Written instruction: Everything in the listing except the pictures should be written out exactly.
"""
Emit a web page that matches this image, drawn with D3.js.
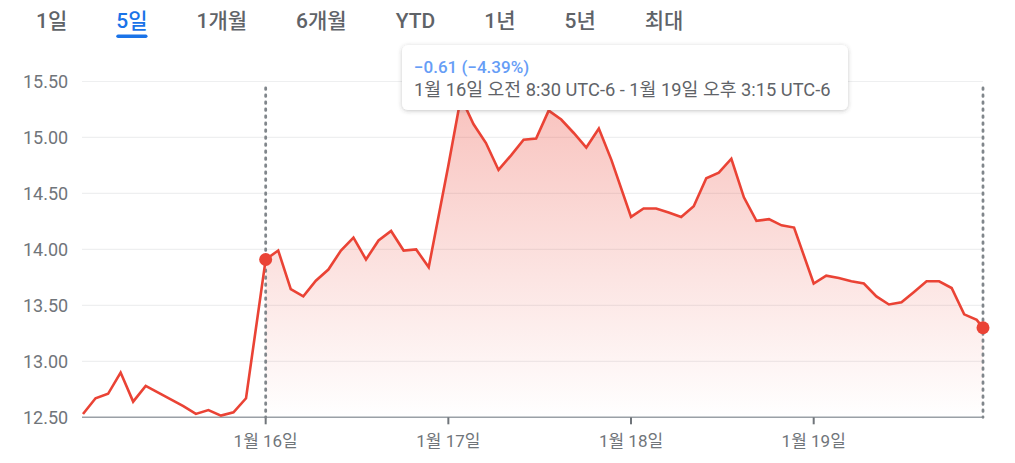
<!DOCTYPE html>
<html><head><meta charset="utf-8">
<script src="https://cdn.jsdelivr.net/npm/d3@7"></script>
<style>
html,body{margin:0;padding:0;background:#fff;}
svg{display:block;font-family:Roboto,"Noto Sans CJK KR",sans-serif;}
</style></head><body>
<svg id="chart" width="1015" height="463"></svg>
<script>
// ---- data ----
const tabs = ["1일", "5일", "1개월", "6개월", "YTD", "1년", "5년", "최대"];
const activeTab = "5일";
const yTicks = [12.5, 13, 13.5, 14, 14.5, 15, 15.5];
const sessionDays = ["1월 12일", "1월 16일", "1월 17일", "1월 18일", "1월 19일"];
const xTickLabels = ["1월 16일", "1월 17일", "1월 18일", "1월 19일"];
const sessionTimes = ["8:30","9:00","9:30","10:00","10:30","11:00","11:30","12:00","12:30","13:00","13:30","14:00","14:30","15:00","15:15"];
const prices0112 = [12.53,12.67,12.71,12.90,12.64,12.78,12.72,12.66,12.60,12.53,12.565,12.515,12.545,12.67];
const prices0116 = [13.91,13.99,13.645,13.58,13.72,13.82,13.99,14.105,13.91,14.08,14.165,13.99,14.00,13.84];
const prices0117 = [14.75,15.36,15.12,14.95,14.71,14.84,14.98,14.99,15.24,15.16,15.04,14.91,15.08,14.80];
const prices0118 = [14.29,14.365,14.365,14.33,14.29,14.385,14.635,14.685,14.81,14.465,14.255,14.27,14.215,14.195];
const prices0119 = [13.695,13.765,13.745,13.715,13.695,13.58,13.508,13.527,13.62,13.715,13.715,13.655,13.42,13.37,13.30];
const rangeLabel = "1월 16일 오전 8:30 UTC-6 - 1월 19일 오후 3:15 UTC-6";

// ---- build ----
const dayPrices = [prices0112, prices0116, prices0117, prices0118, prices0119];
const DAY = 437; // session + overnight gap, in minutes-equivalent
function mins(t){ const [h,m] = t.split(":").map(Number); return h*60 + m - 510; }
const points = [];
dayPrices.forEach((arr, d) => arr.forEach((v, i) => points.push({day: d, time: sessionTimes[i], v, u: d*DAY + mins(sessionTimes[i])})));

const svg = d3.select("#chart");
const x = d3.scaleLinear().domain([0, 4*DAY + mins("15:15")]).range([83, 983]);
const y = d3.scaleLinear().domain([12.5, 15.5]).range([417.3, 81.5]);
const plotL = 82, plotR = 983;

// tabs
let tx = 36;
const tabG = svg.append("g");
tabs.forEach(t => {
  const txt = tabG.append("text").attr("x", tx).attr("y", 28)
    .attr("font-size", 21).attr("font-weight", 500)
    .attr("fill", t === activeTab ? "#1a73e8" : "#5f6368").text(t);
  const w = txt.node().getComputedTextLength();
  if (t === activeTab) {
    tabG.append("rect").attr("x", tx).attr("y", 34.5).attr("width", w).attr("height", 3.5)
      .attr("rx", 1.75).attr("fill", "#1a73e8");
  }
  tx += w + 49;
});

// defs
const defs = svg.append("defs");
const grad = defs.append("linearGradient").attr("id", "fillGrad")
  .attr("gradientUnits", "userSpaceOnUse").attr("x1", 0).attr("x2", 0)
  .attr("y1", y(15.5)).attr("y2", y(12.5));
grad.append("stop").attr("offset", "0%").attr("stop-color", "#ea4335").attr("stop-opacity", 0.34);
grad.append("stop").attr("offset", "100%").attr("stop-color", "#ea4335").attr("stop-opacity", 0.0);
const filt = defs.append("filter").attr("id", "shadow").attr("x", "-10%").attr("y", "-30%").attr("width", "120%").attr("height", "170%");
filt.append("feDropShadow").attr("dx", 0).attr("dy", 1).attr("stdDeviation", 2)
  .attr("flood-color", "#3c4043").attr("flood-opacity", 0.3);

// grid
svg.append("g").selectAll("line").data(yTicks.filter(v => v > 12.5)).join("line")
  .attr("x1", plotL).attr("x2", plotR).attr("y1", d => y(d)).attr("y2", d => y(d))
  .attr("stroke", "#eeeff0").attr("stroke-width", 1.2);

// y labels
svg.append("g").selectAll("text").data(yTicks).join("text")
  .attr("x", 23).attr("y", d => y(d)).attr("dy", "0.36em")
  .attr("font-size", 18).attr("fill", "#70757a").text(d => d3.format(".2f")(d));

// area (selected range)
const sel = points.filter(p => p.day >= 1);
svg.append("path").datum(sel)
  .attr("d", d3.area().x(p => x(p.u)).y0(y(12.5)).y1(p => y(p.v)))
  .attr("fill", "url(#fillGrad)");

// axis baseline + ticks
const tickU = xTickLabels.map((_, i) => (i + 1) * DAY);
svg.append("line").attr("x1", plotL).attr("x2", plotR).attr("y1", y(12.5)).attr("y2", y(12.5))
  .attr("stroke", "#9aa0a6").attr("stroke-width", 1.5);
svg.append("g").selectAll("line").data(tickU).join("line")
  .attr("x1", d => x(d)).attr("x2", d => x(d)).attr("y1", y(12.5)).attr("y2", y(12.5) + 7)
  .attr("stroke", "#70757a").attr("stroke-width", 2);
svg.append("g").selectAll("text").data(xTickLabels).join("text")
  .attr("x", (d, i) => x(tickU[i])).attr("y", 447).attr("text-anchor", "middle")
  .attr("font-size", 17).attr("fill", "#70757a").text(d => d);

// dotted range markers
const first = sel[0], last = sel[sel.length - 1];
svg.append("g").selectAll("line").data([first, last]).join("line")
  .attr("x1", p => x(p.u)).attr("x2", p => x(p.u)).attr("y1", 88).attr("y2", y(12.5))
  .attr("stroke", "#80868b").attr("stroke-width", 2.8).attr("stroke-linecap", "round")
  .attr("stroke-dasharray", "1.4,5.6");

// line
svg.append("path").datum(points)
  .attr("d", d3.line().x(p => x(p.u)).y(p => y(p.v)))
  .attr("fill", "none").attr("stroke", "#ea4335").attr("stroke-width", 2.6)
  .attr("stroke-linejoin", "miter");

// end dots
svg.append("g").selectAll("circle").data([first, last]).join("circle")
  .attr("cx", p => x(p.u)).attr("cy", p => y(p.v)).attr("r", 6.5).attr("fill", "#ea4335");

// tooltip
const diff = last.v - first.v;
const pct = diff / first.v * 100;
const tip = svg.append("g");
tip.append("rect").attr("x", 402).attr("y", 45).attr("width", 446).attr("height", 65)
  .attr("rx", 6).attr("fill", "#fff").attr("filter", "url(#shadow)");
tip.append("text").attr("x", 414).attr("y", 73).attr("font-size", 17).attr("font-weight", 500)
  .attr("fill", "#669df6").text(`${d3.format(".2f")(diff)} (${d3.format(".2f")(pct)}%)`);
tip.append("text").attr("x", 414).attr("y", 96).attr("font-size", 18.3)
  .attr("fill", "#5f6368").text(rangeLabel);
</script>
</body></html>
"""
Task response:
Emit a web page that matches this image, drawn with D3.js.
<!DOCTYPE html>
<html><head><meta charset="utf-8">
<script src="https://cdn.jsdelivr.net/npm/d3@7"></script>
<style>
html,body{margin:0;padding:0;background:#fff;}
svg{display:block;font-family:Roboto,"Noto Sans CJK KR",sans-serif;}
</style></head><body>
<svg id="chart" width="1015" height="463"></svg>
<script>
// ---- data ----
const tabs = ["1일", "5일", "1개월", "6개월", "YTD", "1년", "5년", "최대"];
const activeTab = "5일";
const yTicks = [12.5, 13, 13.5, 14, 14.5, 15, 15.5];
const sessionDays = ["1월 12일", "1월 16일", "1월 17일", "1월 18일", "1월 19일"];
const xTickLabels = ["1월 16일", "1월 17일", "1월 18일", "1월 19일"];
const sessionTimes = ["8:30","9:00","9:30","10:00","10:30","11:00","11:30","12:00","12:30","13:00","13:30","14:00","14:30","15:00","15:15"];
const prices0112 = [12.53,12.67,12.71,12.90,12.64,12.78,12.72,12.66,12.60,12.53,12.565,12.515,12.545,12.67];
const prices0116 = [13.91,13.99,13.645,13.58,13.72,13.82,13.99,14.105,13.91,14.08,14.165,13.99,14.00,13.84];
const prices0117 = [14.75,15.36,15.12,14.95,14.71,14.84,14.98,14.99,15.24,15.16,15.04,14.91,15.08,14.80];
const prices0118 = [14.29,14.365,14.365,14.33,14.29,14.385,14.635,14.685,14.81,14.465,14.255,14.27,14.215,14.195];
const prices0119 = [13.695,13.765,13.745,13.715,13.695,13.58,13.508,13.527,13.62,13.715,13.715,13.655,13.42,13.37,13.30];
const rangeLabel = "1월 16일 오전 8:30 UTC-6 - 1월 19일 오후 3:15 UTC-6";

// ---- build ----
const dayPrices = [prices0112, prices0116, prices0117, prices0118, prices0119];
const DAY = 437; // session + overnight gap, in minutes-equivalent
function mins(t){ const [h,m] = t.split(":").map(Number); return h*60 + m - 510; }
const points = [];
dayPrices.forEach((arr, d) => arr.forEach((v, i) => points.push({day: d, time: sessionTimes[i], v, u: d*DAY + mins(sessionTimes[i])})));

const svg = d3.select("#chart");
const x = d3.scaleLinear().domain([0, 4*DAY + mins("15:15")]).range([83, 983]);
const y = d3.scaleLinear().domain([12.5, 15.5]).range([417.3, 81.5]);
const plotL = 82, plotR = 983;

// tabs
let tx = 36;
const tabG = svg.append("g");
tabs.forEach(t => {
  const txt = tabG.append("text").attr("x", tx).attr("y", 28)
    .attr("font-size", 21).attr("font-weight", 500)
    .attr("fill", t === activeTab ? "#1a73e8" : "#5f6368").text(t);
  const w = txt.node().getComputedTextLength();
  if (t === activeTab) {
    tabG.append("rect").attr("x", tx).attr("y", 34.5).attr("width", w).attr("height", 3.5)
      .attr("rx", 1.75).attr("fill", "#1a73e8");
  }
  tx += w + 49;
});

// defs
const defs = svg.append("defs");
const grad = defs.append("linearGradient").attr("id", "fillGrad")
  .attr("gradientUnits", "userSpaceOnUse").attr("x1", 0).attr("x2", 0)
  .attr("y1", y(15.5)).attr("y2", y(12.5));
grad.append("stop").attr("offset", "0%").attr("stop-color", "#ea4335").attr("stop-opacity", 0.34);
grad.append("stop").attr("offset", "100%").attr("stop-color", "#ea4335").attr("stop-opacity", 0.0);
const filt = defs.append("filter").attr("id", "shadow").attr("x", "-10%").attr("y", "-30%").attr("width", "120%").attr("height", "170%");
filt.append("feDropShadow").attr("dx", 0).attr("dy", 1).attr("stdDeviation", 2)
  .attr("flood-color", "#3c4043").attr("flood-opacity", 0.3);

// grid
svg.append("g").selectAll("line").data(yTicks.filter(v => v > 12.5)).join("line")
  .attr("x1", plotL).attr("x2", plotR).attr("y1", d => y(d)).attr("y2", d => y(d))
  .attr("stroke", "#eeeff0").attr("stroke-width", 1.2);

// y labels
svg.append("g").selectAll("text").data(yTicks).join("text")
  .attr("x", 23).attr("y", d => y(d)).attr("dy", "0.36em")
  .attr("font-size", 18).attr("fill", "#70757a").text(d => d3.format(".2f")(d));

// area (selected range)
const sel = points.filter(p => p.day >= 1);
svg.append("path").datum(sel)
  .attr("d", d3.area().x(p => x(p.u)).y0(y(12.5)).y1(p => y(p.v)))
  .attr("fill", "url(#fillGrad)");

// axis baseline + ticks
const tickU = xTickLabels.map((_, i) => (i + 1) * DAY);
svg.append("line").attr("x1", plotL).attr("x2", plotR).attr("y1", y(12.5)).attr("y2", y(12.5))
  .attr("stroke", "#9aa0a6").attr("stroke-width", 1.5);
svg.append("g").selectAll("line").data(tickU).join("line")
  .attr("x1", d => x(d)).attr("x2", d => x(d)).attr("y1", y(12.5)).attr("y2", y(12.5) + 7)
  .attr("stroke", "#70757a").attr("stroke-width", 2);
svg.append("g").selectAll("text").data(xTickLabels).join("text")
  .attr("x", (d, i) => x(tickU[i])).attr("y", 447).attr("text-anchor", "middle")
  .attr("font-size", 17).attr("fill", "#70757a").text(d => d);

// dotted range markers
const first = sel[0], last = sel[sel.length - 1];
svg.append("g").selectAll("line").data([first, last]).join("line")
  .attr("x1", p => x(p.u)).attr("x2", p => x(p.u)).attr("y1", 88).attr("y2", y(12.5))
  .attr("stroke", "#80868b").attr("stroke-width", 2.8).attr("stroke-linecap", "round")
  .attr("stroke-dasharray", "1.4,5.6");

// line
svg.append("path").datum(points)
  .attr("d", d3.line().x(p => x(p.u)).y(p => y(p.v)))
  .attr("fill", "none").attr("stroke", "#ea4335").attr("stroke-width", 2.6)
  .attr("stroke-linejoin", "miter");

// end dots
svg.append("g").selectAll("circle").data([first, last]).join("circle")
  .attr("cx", p => x(p.u)).attr("cy", p => y(p.v)).attr("r", 6.5).attr("fill", "#ea4335");

// tooltip
const diff = last.v - first.v;
const pct = diff / first.v * 100;
const tip = svg.append("g");
tip.append("rect").attr("x", 402).attr("y", 45).attr("width", 446).attr("height", 65)
  .attr("rx", 6).attr("fill", "#fff").attr("filter", "url(#shadow)");
tip.append("text").attr("x", 414).attr("y", 73).attr("font-size", 17).attr("font-weight", 500)
  .attr("fill", "#669df6").text(`${d3.format(".2f")(diff)} (${d3.format(".2f")(pct)}%)`);
tip.append("text").attr("x", 414).attr("y", 96).attr("font-size", 18.3)
  .attr("fill", "#5f6368").text(rangeLabel);
</script>
</body></html>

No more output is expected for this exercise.